Lorsque j'ai appris que j'avais un cancer métastasé en 2006, survivre 5 ans était mon premier objectif. Il me semblait difficile à réaliser avec ce cancer agressif qui avait déjà envahi un organe vital, le foie, et me grignotait de l'intérieur.
Mes filles avaient 4 ans et 15 mois, je me disais que dans 5 ans, si j'y parvenais, elles auraient 9 et 6 ans, encore si petites mais tellement plus grandes qu'au moment du diagnostic. Au moins elles auraient un âge où il leur resterait quelques souvenirs de moi. Parce qu'avant 4 ans, je n'ai aucun souvenir. Ça commence vers 5 ans et davantage ensuite avec l'entrée au primaire. Je voulais que mes filles aient au moins une trace de leur maman en mémoire, pas que des photos, des enregistrements mais des souvenirs personnels, vivants. Je trouvais ça terrifiant de les avoir mises au monde, les avoir aimées et mourir sans qu'il ne leur reste rien de leur maman, absolument rien, le néant. C'était ce qui m'était le plus insupportable à imaginer lorsqu'on m'a assené toutes ces mauvaises nouvelles.
Lorsque mon mari C. a eu 40 ans, voici deux ans, j'ai organisé une grande fête à cette occasion en me demandant si j'aurais la chance moi aussi de fêter ce cap avec cette saleté de cancer sommeillant en moi. Je n'en étais pas certaine du tout, le cancer est tellement imprévisible.
Dimanche dernier, c'est devenu réalité. J'ai eu 40 ans.

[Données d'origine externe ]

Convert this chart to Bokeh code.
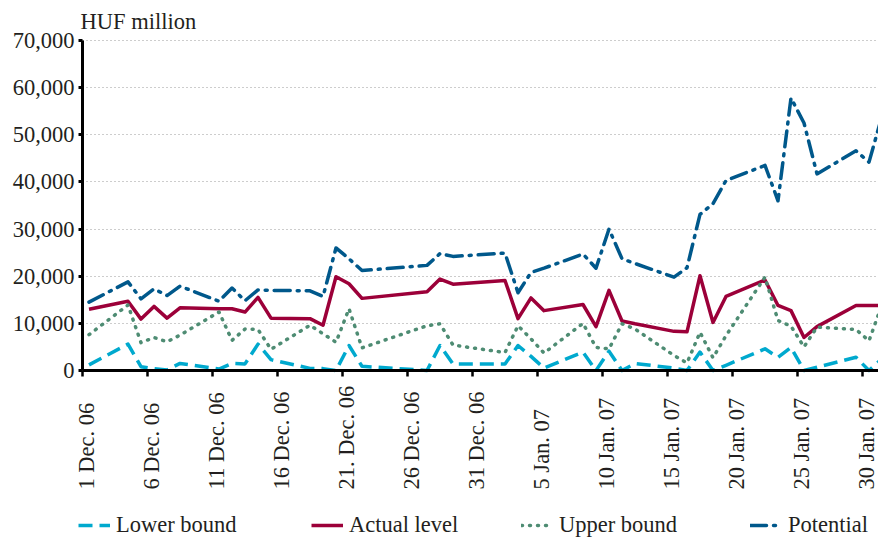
from math import pi
import pandas as pd
from bokeh.plotting import figure
from bokeh.models import (Range1d, FixedTicker, NumeralTickFormatter, Legend, LegendItem,
                          ColumnDataSource, Label, LabelSet, CustomJSTickFormatter)
from bokeh.core.properties import value
from bokeh.embed import file_html
from bokeh.resources import INLINE

# ---- data (HUF million, business days) ----
dates = ["2006-12-01", "2006-12-04", "2006-12-05", "2006-12-06", "2006-12-07",
         "2006-12-08", "2006-12-11", "2006-12-12", "2006-12-13", "2006-12-14", "2006-12-15",
         "2006-12-18", "2006-12-19", "2006-12-20", "2006-12-21", "2006-12-22", "2006-12-27",
         "2006-12-28", "2006-12-29", "2007-01-02", "2007-01-03", "2007-01-04", "2007-01-05",
         "2007-01-08", "2007-01-09", "2007-01-10", "2007-01-11", "2007-01-12", "2007-01-15",
         "2007-01-16", "2007-01-17", "2007-01-18", "2007-01-19", "2007-01-22", "2007-01-23",
         "2007-01-24", "2007-01-25", "2007-01-26", "2007-01-29", "2007-01-30", "2007-01-31"]

lower_bound = [1200, 5600, 800, 400, 100, 1500, 300, 1500, 1400, 5600, 2300,
               450, 400, 0, 5300, 900, 0, 5300, 1400, 1400, 5300, 3000, 500,
               3900, 0, 4100, 0, 1500, 500, 0, 3900, 0, 1100, 4600, 2800,
               4900, 0, 700, 2800, 0, 2500]

actual_level = [13000, 14700, 10900, 13600, 11100, 13300, 13100, 13100, 12400, 15500, 11100,
                11000, 9600, 19900, 18400, 15300, 16700, 19400, 18300, 19100, 11000, 15400, 12700,
                14000, 9300, 17000, 10500, 9900, 8300, 8200, 20100, 10200, 15700, 19200, 13800,
                12700, 7000, 9300, 13800, 13800, 13800]

upper_bound = [7600, 13900, 5900, 7000, 6100, 7500, 12400, 6400, 8800, 8700, 4500,
               9600, 7800, 6000, 13100, 4800, 9500, 9900, 5400, 3800, 9500, 6700, 3700,
               10000, 4900, 4600, 9900, 8800, 3200, 1600, 8100, 2700, 7400, 19800, 10600,
               9400, 5000, 9200, 8700, 6300, 14000]

potential = [14500, 18800, 15200, 17300, 15900, 17900, 14700, 17500, 14800, 17100, 17000,
             16900, 15700, 26000, 23700, 21200, 22300, 24800, 24200, 24900, 16500, 20800, 21700,
             24700, 21700, 30000, 23700, 22700, 19800, 21800, 33100, 35400, 40300, 43500, 36000,
             57800, 52500, 41700, 46600, 44200, 54000]

tick_dates = ["2006-12-01", "2006-12-06", "2006-12-11", "2006-12-16", "2006-12-21", "2006-12-26",
              "2006-12-31", "2007-01-05", "2007-01-10", "2007-01-15", "2007-01-20", "2007-01-25",
              "2007-01-30"]
tick_labels = ["1 Dec. 06", "6 Dec. 06", "11 Dec. 06", "16 Dec. 06", "21. Dec. 06", "26 Dec. 06",
               "31 Dec. 06", "5 Jan. 07", "10 Jan. 07", "15 Jan. 07", "20 Jan. 07", "25 Jan. 07",
               "30 Jan. 07"]
y_ticks = [0, 10000, 20000, 30000, 40000, 50000, 60000, 70000]

# ---- styling / layout ----
FONT = "Liberation Serif"
FS = "22.5px"
TXT = "#231f20"
C_LOWER = "#00a9ce"
C_ACTUAL = "#9c0039"
C_UPPER = "#4e8c73"
C_POT = "#00588b"

W, H = 878, 538
LEFT = 82                 # pixel column of the y axis
TOP_Y, ZERO_Y = 40, 370   # pixel rows of 70,000 and 0
PX_PER_DAY = 13.0

# points sit in the middle of each day (between tick marks)
x = pd.to_datetime(dates) + pd.Timedelta(hours=12)
src = ColumnDataSource(dict(x=x, lower=lower_bound, actual=actual_level,
                            upper=upper_bound, pot=potential))

tick_ms = [float(v) for v in (pd.to_datetime(tick_dates).astype("int64") // 10**6)]
x_start = tick_ms[0]
day_ms = 86400000.0
x_lo = x_start - LEFT / PX_PER_DAY * day_ms
x_end = x_start + (W - LEFT) / PX_PER_DAY * day_ms

units_per_px = (y_ticks[-1] - y_ticks[0]) / (ZERO_Y - TOP_Y)
y_lo = -(H - ZERO_Y) * units_per_px
y_hi = y_ticks[-1] + TOP_Y * units_per_px

p = figure(width=W, height=H, x_axis_type="datetime", output_backend="svg",
           toolbar_location=None, x_range=Range1d(x_lo, x_end), y_range=Range1d(y_lo, y_hi))
p.min_border_left = 0
p.min_border_right = 0
p.min_border_top = 0
p.min_border_bottom = 0
p.outline_line_color = None
p.background_fill_color = "white"
p.border_fill_color = "white"

r_lower = p.line("x", "lower", source=src, line_color=C_LOWER, line_width=3.5,
                 line_dash="14 7", line_join="round")
r_actual = p.line("x", "actual", source=src, line_color=C_ACTUAL, line_width=3.5,
                  line_join="round")
r_upper = p.line("x", "upper", source=src, line_color=C_UPPER, line_width=3.5,
                 line_dash="1 7", line_cap="round", line_join="round")
r_pot = p.line("x", "pot", source=src, line_color=C_POT, line_width=3.5,
               line_dash="16 7 2 7", line_cap="round", line_join="round")

# horizontal dotted grid, only right of the y axis
p.xgrid.visible = False
grid = p.ygrid[0]
if "cross_bounds" in grid.properties():
    grid.ticker = FixedTicker(ticks=y_ticks[1:])
    grid.cross_bounds = (x_start, x_end)
    grid.grid_line_color = "#9a9a9a"
    grid.grid_line_dash = "1 3"
    grid.grid_line_width = 1.2
else:
    grid.visible = False
    gy = y_ticks[1:]
    p.segment(x0=[x_start] * len(gy), x1=[x_end] * len(gy), y0=gy, y1=gy,
              line_color="#9a9a9a", line_dash="1 3", line_width=1.2, level="underlay")

# y axis, placed at 1 Dec
ya = p.yaxis[0]
ya.fixed_location = x_start
ya.ticker = FixedTicker(ticks=y_ticks)
ya.bounds = (y_ticks[0], y_ticks[-1])
ya.formatter = NumeralTickFormatter(format="0,0")
ya.axis_line_width = 3
ya.axis_line_color = "black"
ya.major_tick_out = 4
ya.major_tick_in = 0
ya.major_tick_line_width = 3
ya.minor_tick_line_color = None
ya.major_label_standoff = 4
ya.major_label_text_font = FONT
ya.major_label_text_font_size = FS
ya.major_label_text_color = TXT

# x axis at value 0 (labels drawn below as rotated text)
xa = p.xaxis[0]
xa.fixed_location = 0
xa.bounds = (x_start, x_end)
xa.ticker = FixedTicker(ticks=tick_ms)
xa.formatter = CustomJSTickFormatter(code="return ''")
xa.axis_line_width = 3
xa.axis_line_color = "black"
xa.major_tick_out = 6
xa.major_tick_in = 0
xa.major_tick_line_width = 2.5
xa.minor_tick_line_color = None

lab_src = ColumnDataSource(dict(x=tick_ms, y=[0] * len(tick_ms), text=tick_labels))
p.add_layout(LabelSet(x="x", y="y", text="text", source=lab_src, angle=pi / 2,
                      text_align="left", text_baseline="middle", x_offset=4, y_offset=-119,
                      text_font=value(FONT), text_font_size=value(FS), text_color=TXT))

p.add_layout(Label(x=x_start, y=y_ticks[-1], text="HUF million", x_offset=-2, y_offset=19,
                   text_baseline="alphabetic", text_align="left", text_font=FONT,
                   text_font_size=FS, text_color=TXT))

# legends
for lbl, r, vx in [("Lower bound", r_lower, 78), ("Actual level", r_actual, 311),
                   ("Upper bound", r_upper, 521), ("Potential", r_pot, 750)]:
    lg = Legend(items=[LegendItem(label=lbl, renderers=[r])], location=(vx, 0),
                orientation="horizontal", glyph_width=32, glyph_height=20, label_standoff=6,
                padding=0, margin=0, border_line_color=None, background_fill_alpha=0,
                label_text_font=FONT, label_text_font_size=FS, label_text_color=TXT)
    p.add_layout(lg)

open("out.html", "w").write(file_html(p, INLINE))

J'ai pu me dire "j'ai 40 ans" en ressentant une immense satisfaction, celle d'avoir réussi à survivre 5 ans en rémission. Lorsque des femmes m'ont demandé "Alors, pas trop dur ce passage à la quarantaine ?". J'ai du mal à leur faire comprendre qu'au contraire, je le vis avec un immense bonheur. Pour moi vieillir n'est pas une malédiction, c'est ce à quoi j'aspire de tout mon être. Je veux savourer chaque année de plus, je veux être là avec mes proches et contempler mon gâteau orné d'une bougie de plus. Elle symbolise tellement cette bougie, cette année de plus. Je me sens privilégiée d'avoir pu vieillir. Je pense à toutes ces mamans parties bien trop tôt. Elles avaient ce point commun avec moi, elles n'avaient pas spécialement peur de la mort, elles n'avaient qu'une obsession en tête, leurs enfants devenant des orphelins privés d'une maman. Cette pensée est ce qu'il y a de plus intolérable en tant que mère.
Ce blog d'ailleurs résulte en partie de cette terreur. Imaginer mes filles sans aucun souvenir de moi était tellement effroyable que je me suis dit qu'au moins un jour, elles pourront venir me lire, ici. Elles auront une trace de moi, autre que par des intermédiaires.
Je voulais faire une grande fête pour mes 40 ans, et puis finalement je n'en ai plus le désir. J'ai été gâtée, cette année, mon anniversaire était un dimanche. J'ai pu en profiter pleinement avec mes proches. Mon plus beau cadeau était d'être avec eux.
Évidemment me vient maintenant à l'esprit la prochaine étape. 50 ans me semble encore plus hypothétique que 40, beaucoup plus improbable à atteindre. Florence continue à tracer la route, 8 ans de survie avec herceptine, toujours en rémission complète. Mais hélas plusieurs ont fait des récidives cette année malgré herceptine, malgré des années en rémission. Je sais que je ne suis pas à l'abri de ce cancer.
Lorsque j'ai appris que mon père âgé de 55 ans avait un cancer incurable, qu'il était condamné. Je n'arrêtais pas de me répéter, que c'était injuste, que 55 ans, c'était bien trop jeune pour mourir. Lorsque j'ai appris à 34 ans mon cancer. Je me suis dit que finalement j'aimerais tant atteindre 55 ans mais ça serait tellement inespéré.
Au lieu de me fixer 50 ans comme prochain objectif, je vais déjà viser 45. Ça serait déjà pas mal si j'y arrive. Mes filles auraient alors 14 et 11 ans. Être à leur côté jusqu'au début de l'adolescence serait tellement merveilleux.
Je vis chaque année supplémentaire comme un privilège inouï dont j'ai pu bénéficier. Ce que je redoute est de mourir prématurément, pas de devenir une petite vieille. J'ai tellement de projets, j'aime tellement la vie et je voudrais tant être présente dans tous les moments clés de l'existence de mes filles tant qu'elles ont besoin de moi. Comme le mois de mai est très fertile en anniversaires, je souhaite à tous ceux qui ont la chance d'avoir pris une année de plus un très joyeux anniversaire plein d'amour.